Tedeschi JT, Quigley BM. Aggress. Violent Behav. 1996; 1(2): 163-177.

Copyright

(Copyright © 1996, Elsevier Publishing)

DOI

unavailable

PMID

unavailable

Abstract

The construct validity of four laboratory paradigms used in studying aggression (the teacher/learner, essay evaluation, competitive reaction time game, and Bobo modeling paradigms) is examined. It is argued that the first three paradigms under-represent the construct of aggression because they deal only with situations of retaliation which have been sanctioned by a third party legitimate authority (the experimenter) and because research participants are given no choice other than physical forms of harm-doing as a means of responding to attacks.

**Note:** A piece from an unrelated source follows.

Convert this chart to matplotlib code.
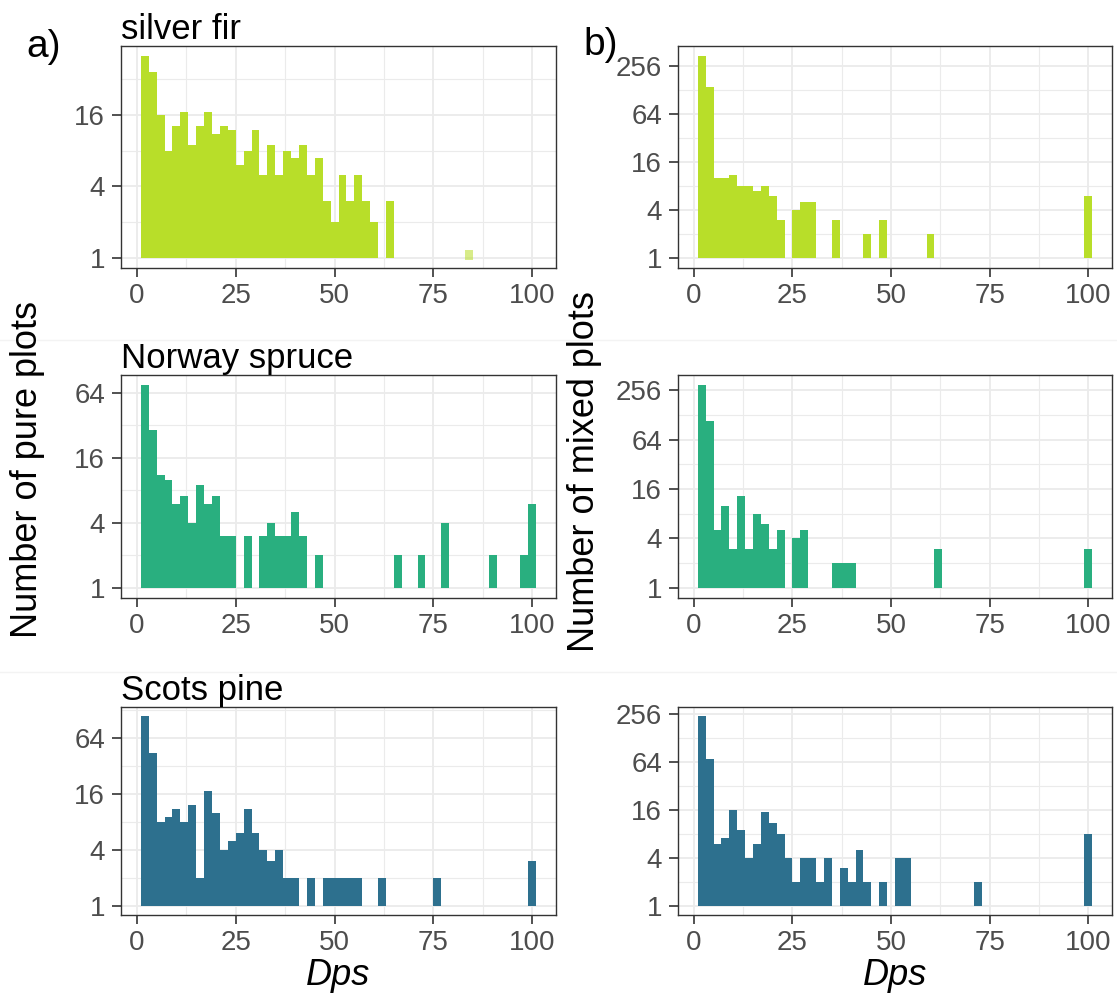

Additionally, the teacher/learner and essay evaluation paradigms employ cover stories which make the research participants' intentions and motivations unclear or even counter to the proposed theory. The Bobo modeling paradigm may not examine aggression at all, rather, imitative behavior of "rough and tumble play" in which there is no intent to harm. It is proposed that the focus of research on aggression should be the intentions and motivations of the actor rather than simple attack-retaliation situations. Future research needs to examine the motivations of subjects in the traditional paradigms to determine if they are situations in which participants intend to cause harm. Additionally, in order to examine the full range of phenomena which aggression theorists wish to explain, a multimethod approach combining both laboratory and non-laboratory studies must be utilized.